Everything from the first line down to the line containing "const yTickValues = [0, 20, 40, 60, 80, 100, 120];" is to be retyped exactly, both ends included, with pictures left out.
===============
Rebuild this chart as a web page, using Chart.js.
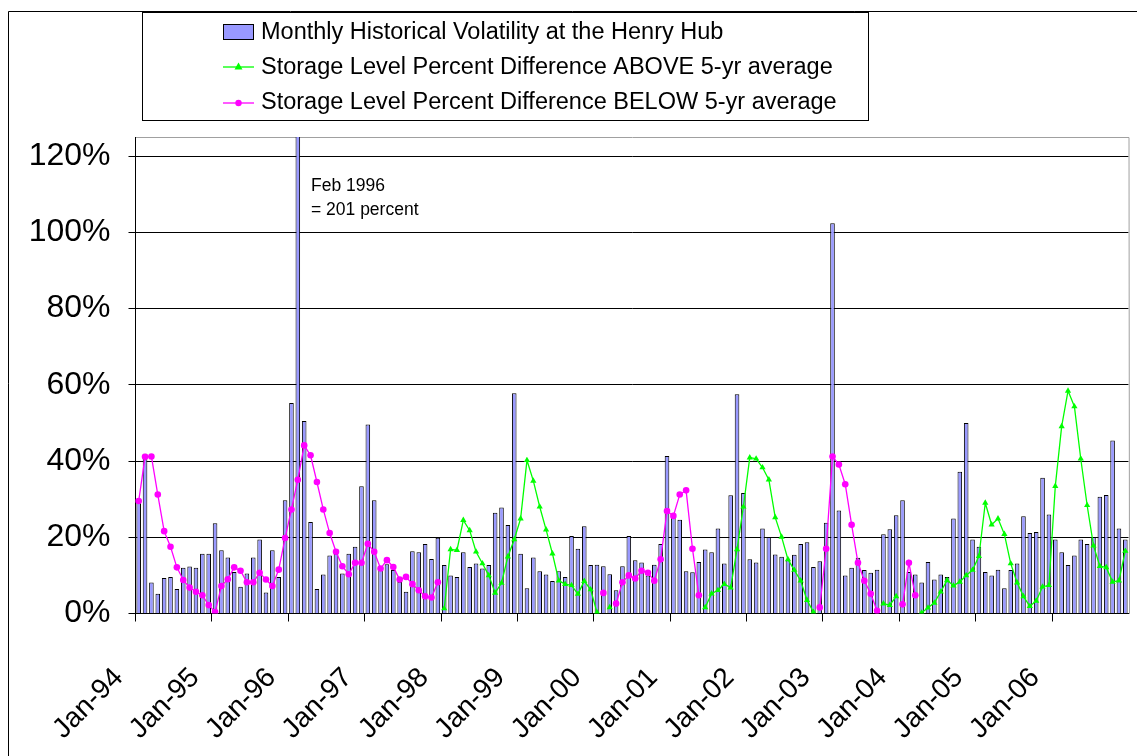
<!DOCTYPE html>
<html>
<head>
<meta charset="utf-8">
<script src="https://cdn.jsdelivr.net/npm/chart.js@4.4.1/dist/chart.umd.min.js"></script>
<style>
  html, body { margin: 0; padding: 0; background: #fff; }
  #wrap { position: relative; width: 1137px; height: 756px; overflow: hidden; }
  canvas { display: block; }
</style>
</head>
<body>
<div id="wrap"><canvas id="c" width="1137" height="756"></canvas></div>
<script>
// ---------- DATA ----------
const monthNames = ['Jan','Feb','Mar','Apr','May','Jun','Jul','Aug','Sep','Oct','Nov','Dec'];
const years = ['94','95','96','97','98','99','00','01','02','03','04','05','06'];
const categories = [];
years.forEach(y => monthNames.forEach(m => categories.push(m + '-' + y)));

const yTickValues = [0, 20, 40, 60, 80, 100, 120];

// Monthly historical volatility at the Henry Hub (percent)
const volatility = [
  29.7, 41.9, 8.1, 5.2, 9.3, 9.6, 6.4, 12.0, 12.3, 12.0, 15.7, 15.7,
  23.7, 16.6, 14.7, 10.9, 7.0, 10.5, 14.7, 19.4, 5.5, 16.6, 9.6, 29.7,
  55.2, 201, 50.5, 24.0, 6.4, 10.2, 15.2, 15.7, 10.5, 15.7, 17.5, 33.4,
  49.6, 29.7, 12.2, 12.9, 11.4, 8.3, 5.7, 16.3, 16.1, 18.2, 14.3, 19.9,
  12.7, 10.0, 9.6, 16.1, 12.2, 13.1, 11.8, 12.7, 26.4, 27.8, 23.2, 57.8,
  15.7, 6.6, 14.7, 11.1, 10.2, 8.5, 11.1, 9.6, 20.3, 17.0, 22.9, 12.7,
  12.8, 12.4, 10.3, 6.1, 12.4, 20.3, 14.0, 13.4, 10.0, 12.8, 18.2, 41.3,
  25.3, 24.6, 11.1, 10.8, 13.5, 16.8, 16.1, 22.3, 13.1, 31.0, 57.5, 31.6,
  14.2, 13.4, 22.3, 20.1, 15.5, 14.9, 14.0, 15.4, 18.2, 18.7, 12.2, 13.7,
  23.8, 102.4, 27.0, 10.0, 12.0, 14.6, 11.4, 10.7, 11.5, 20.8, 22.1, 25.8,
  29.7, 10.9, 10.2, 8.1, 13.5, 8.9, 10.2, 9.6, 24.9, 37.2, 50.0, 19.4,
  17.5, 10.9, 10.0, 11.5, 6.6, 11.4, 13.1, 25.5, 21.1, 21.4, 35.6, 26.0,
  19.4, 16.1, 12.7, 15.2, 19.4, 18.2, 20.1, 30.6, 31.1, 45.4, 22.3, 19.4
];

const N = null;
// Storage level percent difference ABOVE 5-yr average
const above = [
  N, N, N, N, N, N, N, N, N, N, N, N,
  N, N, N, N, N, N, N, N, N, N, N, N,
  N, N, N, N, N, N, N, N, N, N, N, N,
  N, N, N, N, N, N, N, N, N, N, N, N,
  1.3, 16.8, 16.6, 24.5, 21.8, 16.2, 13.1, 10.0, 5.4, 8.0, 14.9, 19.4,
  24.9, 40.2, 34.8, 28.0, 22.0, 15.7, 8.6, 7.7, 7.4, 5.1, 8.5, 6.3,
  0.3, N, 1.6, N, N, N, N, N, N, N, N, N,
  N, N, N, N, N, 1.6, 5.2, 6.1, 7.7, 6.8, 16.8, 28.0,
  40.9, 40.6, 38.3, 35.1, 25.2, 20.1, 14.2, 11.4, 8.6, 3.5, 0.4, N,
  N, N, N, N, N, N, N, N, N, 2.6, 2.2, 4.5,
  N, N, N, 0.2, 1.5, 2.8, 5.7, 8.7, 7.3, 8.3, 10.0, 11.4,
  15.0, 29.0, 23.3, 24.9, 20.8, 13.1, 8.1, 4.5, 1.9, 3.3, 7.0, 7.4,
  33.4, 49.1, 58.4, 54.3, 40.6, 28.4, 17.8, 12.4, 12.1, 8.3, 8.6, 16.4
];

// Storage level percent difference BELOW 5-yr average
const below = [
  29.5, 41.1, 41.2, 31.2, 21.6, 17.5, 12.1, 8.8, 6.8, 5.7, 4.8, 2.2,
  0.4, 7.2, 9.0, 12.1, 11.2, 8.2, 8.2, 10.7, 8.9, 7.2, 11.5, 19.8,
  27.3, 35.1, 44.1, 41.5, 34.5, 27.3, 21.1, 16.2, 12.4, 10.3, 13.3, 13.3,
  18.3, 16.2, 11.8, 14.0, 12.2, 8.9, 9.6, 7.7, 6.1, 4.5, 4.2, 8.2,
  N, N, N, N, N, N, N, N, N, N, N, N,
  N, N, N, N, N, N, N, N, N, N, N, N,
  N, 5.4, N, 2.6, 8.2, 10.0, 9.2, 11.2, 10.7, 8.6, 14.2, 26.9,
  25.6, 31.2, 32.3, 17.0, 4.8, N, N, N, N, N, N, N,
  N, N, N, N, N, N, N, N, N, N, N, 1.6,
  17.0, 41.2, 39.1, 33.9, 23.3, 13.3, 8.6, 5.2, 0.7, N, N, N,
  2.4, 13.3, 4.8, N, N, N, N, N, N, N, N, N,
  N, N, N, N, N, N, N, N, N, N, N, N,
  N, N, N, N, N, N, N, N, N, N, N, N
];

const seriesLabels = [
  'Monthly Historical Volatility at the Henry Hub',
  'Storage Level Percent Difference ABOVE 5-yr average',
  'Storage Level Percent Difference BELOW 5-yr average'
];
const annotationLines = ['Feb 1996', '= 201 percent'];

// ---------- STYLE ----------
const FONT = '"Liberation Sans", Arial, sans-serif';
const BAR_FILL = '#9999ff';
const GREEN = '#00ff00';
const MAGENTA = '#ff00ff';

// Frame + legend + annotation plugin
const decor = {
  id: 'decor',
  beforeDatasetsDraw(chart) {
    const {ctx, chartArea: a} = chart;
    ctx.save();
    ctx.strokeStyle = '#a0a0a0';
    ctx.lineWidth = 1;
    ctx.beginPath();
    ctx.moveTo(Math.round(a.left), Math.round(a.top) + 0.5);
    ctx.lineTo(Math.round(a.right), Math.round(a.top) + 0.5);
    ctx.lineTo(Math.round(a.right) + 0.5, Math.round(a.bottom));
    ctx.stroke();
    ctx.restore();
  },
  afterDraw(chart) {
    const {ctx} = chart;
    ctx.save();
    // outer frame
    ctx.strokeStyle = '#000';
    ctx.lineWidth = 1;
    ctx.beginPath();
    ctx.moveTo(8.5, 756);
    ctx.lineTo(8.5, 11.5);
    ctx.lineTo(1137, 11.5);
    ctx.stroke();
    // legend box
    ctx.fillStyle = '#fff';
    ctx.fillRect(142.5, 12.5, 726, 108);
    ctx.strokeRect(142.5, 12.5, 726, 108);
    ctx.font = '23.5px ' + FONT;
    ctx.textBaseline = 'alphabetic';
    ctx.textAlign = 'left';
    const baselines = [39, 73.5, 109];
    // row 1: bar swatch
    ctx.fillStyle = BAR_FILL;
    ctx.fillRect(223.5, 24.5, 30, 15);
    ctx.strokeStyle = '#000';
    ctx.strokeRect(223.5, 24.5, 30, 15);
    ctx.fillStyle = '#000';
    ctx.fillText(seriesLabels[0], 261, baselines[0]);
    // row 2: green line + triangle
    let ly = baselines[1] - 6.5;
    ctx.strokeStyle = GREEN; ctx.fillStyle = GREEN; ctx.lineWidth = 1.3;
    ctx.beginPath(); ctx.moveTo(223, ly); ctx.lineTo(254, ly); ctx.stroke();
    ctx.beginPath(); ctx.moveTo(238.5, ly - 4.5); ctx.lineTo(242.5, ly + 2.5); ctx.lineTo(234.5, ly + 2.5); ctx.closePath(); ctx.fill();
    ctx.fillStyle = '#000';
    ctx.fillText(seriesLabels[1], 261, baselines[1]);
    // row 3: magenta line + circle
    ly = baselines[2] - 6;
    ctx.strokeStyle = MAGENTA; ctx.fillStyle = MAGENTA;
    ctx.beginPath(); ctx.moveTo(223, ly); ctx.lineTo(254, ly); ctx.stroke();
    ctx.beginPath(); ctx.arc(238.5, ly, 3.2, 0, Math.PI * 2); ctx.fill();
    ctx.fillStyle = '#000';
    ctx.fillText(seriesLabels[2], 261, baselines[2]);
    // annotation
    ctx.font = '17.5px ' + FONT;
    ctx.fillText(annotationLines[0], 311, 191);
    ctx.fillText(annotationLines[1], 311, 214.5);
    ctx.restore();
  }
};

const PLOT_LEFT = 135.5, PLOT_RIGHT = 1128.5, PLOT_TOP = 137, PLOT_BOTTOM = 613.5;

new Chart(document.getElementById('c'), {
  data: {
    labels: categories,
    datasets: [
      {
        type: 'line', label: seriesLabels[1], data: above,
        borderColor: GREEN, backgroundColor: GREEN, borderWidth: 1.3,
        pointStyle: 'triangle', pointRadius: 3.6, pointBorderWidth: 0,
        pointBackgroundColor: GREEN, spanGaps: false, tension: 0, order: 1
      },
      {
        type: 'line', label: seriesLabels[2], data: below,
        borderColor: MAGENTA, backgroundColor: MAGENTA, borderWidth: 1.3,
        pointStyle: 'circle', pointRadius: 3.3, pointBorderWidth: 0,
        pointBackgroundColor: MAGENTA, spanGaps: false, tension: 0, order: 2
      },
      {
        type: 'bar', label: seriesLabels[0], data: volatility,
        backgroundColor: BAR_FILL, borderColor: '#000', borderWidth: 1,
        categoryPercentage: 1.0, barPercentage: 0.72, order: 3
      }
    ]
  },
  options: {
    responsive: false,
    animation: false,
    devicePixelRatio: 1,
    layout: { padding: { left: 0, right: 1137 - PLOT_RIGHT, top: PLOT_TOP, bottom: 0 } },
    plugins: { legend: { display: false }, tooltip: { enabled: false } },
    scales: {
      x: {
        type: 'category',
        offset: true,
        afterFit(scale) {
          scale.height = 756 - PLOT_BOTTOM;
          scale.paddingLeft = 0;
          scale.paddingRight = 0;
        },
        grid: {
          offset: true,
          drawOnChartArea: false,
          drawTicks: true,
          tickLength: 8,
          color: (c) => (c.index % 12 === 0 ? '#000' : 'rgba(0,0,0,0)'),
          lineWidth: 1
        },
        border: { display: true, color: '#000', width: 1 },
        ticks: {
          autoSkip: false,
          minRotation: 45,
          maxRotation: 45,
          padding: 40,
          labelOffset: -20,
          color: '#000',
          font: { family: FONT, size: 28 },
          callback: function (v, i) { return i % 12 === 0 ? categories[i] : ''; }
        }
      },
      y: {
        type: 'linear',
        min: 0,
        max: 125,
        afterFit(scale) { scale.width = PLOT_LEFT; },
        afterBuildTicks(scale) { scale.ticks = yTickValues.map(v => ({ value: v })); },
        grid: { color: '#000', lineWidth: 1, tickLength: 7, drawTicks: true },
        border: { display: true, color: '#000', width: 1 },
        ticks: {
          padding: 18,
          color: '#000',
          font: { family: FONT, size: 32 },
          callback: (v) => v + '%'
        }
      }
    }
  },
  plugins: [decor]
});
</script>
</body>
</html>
===============
* _Written solution_:
Rebuild this chart as a web page, using Chart.js.
<!DOCTYPE html>
<html>
<head>
<meta charset="utf-8">
<script src="https://cdn.jsdelivr.net/npm/chart.js@4.4.1/dist/chart.umd.min.js"></script>
<style>
  html, body { margin: 0; padding: 0; background: #fff; }
  #wrap { position: relative; width: 1137px; height: 756px; overflow: hidden; }
  canvas { display: block; }
</style>
</head>
<body>
<div id="wrap"><canvas id="c" width="1137" height="756"></canvas></div>
<script>
// ---------- DATA ----------
const monthNames = ['Jan','Feb','Mar','Apr','May','Jun','Jul','Aug','Sep','Oct','Nov','Dec'];
const years = ['94','95','96','97','98','99','00','01','02','03','04','05','06'];
const categories = [];
years.forEach(y => monthNames.forEach(m => categories.push(m + '-' + y)));

const yTickValues = [0, 20, 40, 60, 80, 100, 120];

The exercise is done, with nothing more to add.